Two of my old teachers are in the news - Stanley Fish and Terry Eagleton.
Fish taught me Milton at Columbia - but he was and remains a pragmatist skeptic. Eagleton taught me literary theory at Oxford - a Marxist skeptic.
So surprise, when in Fish's review of Eagleton's new book, the two take aim at the intellectual pretensions of Richard Dawkins and Christopher Hitchens - the apologists for the new atheism (they even had an ad campaign on London buses; that's Dawkins above).
So the Marxist and the Skeptic both argue that the triumph of modern thinking - liberalism and technology - still leaves a place for religion. 'Saying that the emergence of the telescope and the microscope outmodes religion is like saying,' Fish paraphrases Eagleton, that 'thanks to the toaster oven we can forget about Chekhov, or Milton, or Proust...' (you can fill in the blank).

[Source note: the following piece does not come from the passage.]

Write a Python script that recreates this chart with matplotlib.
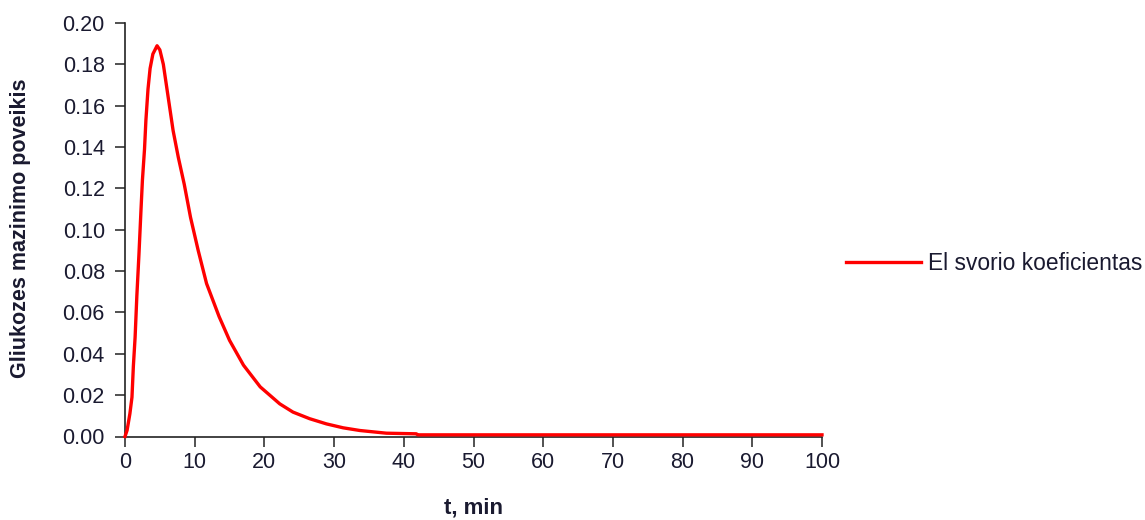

Both Fish and Eagleton challenge the image of the religious thinker in the thought of Dawkins and Hitchens (or your favorite local atheist rabble rouser) - of someone who has acquiesced to a simple fundamentalism and, as friends used to say to me, has 'taken the easy way out.' Sure, there are those within religious communities who present such an image of self-righteous complacency - in my circles it's known as frumkeit. But more accurate is the the religious personality portrayed by Rabbi Joseph Soloveitchik. Though there were those - even in the forties - who saw religion as 'tranquil and neatly ordered, tender and delicate, an enchanted stream for embittered souls,' R. Soloveithchik portrays a religious personality obsessed, and sometimes even tormented, by questions.
Questions that as Eagleton writes, in a 'society of packaged fulfillment, administered desire and consumerist economics' are not likely to be thought - let alone raised. Theology may not always answer our questions, but it allows - with a lifetime of thought - for their refinement.
I have to confess when I first returned to Jewish observance, I was embarrassed to tell my old teachers. But now with the Skeptic and the Marxist out of the closet - it makes it a whole lot easier. Maybe things are changing.
Finally, Eagleton has his own confession - he wrote his book, he writes, in defense of his own forbearers - 'against the charge that the creed to which they dedicated their lives is worthless and void.' My ancestors, Eagleton now acknowledges, were not fools.
Perhaps this is something - all the more so one would think - for Jews to consider as well?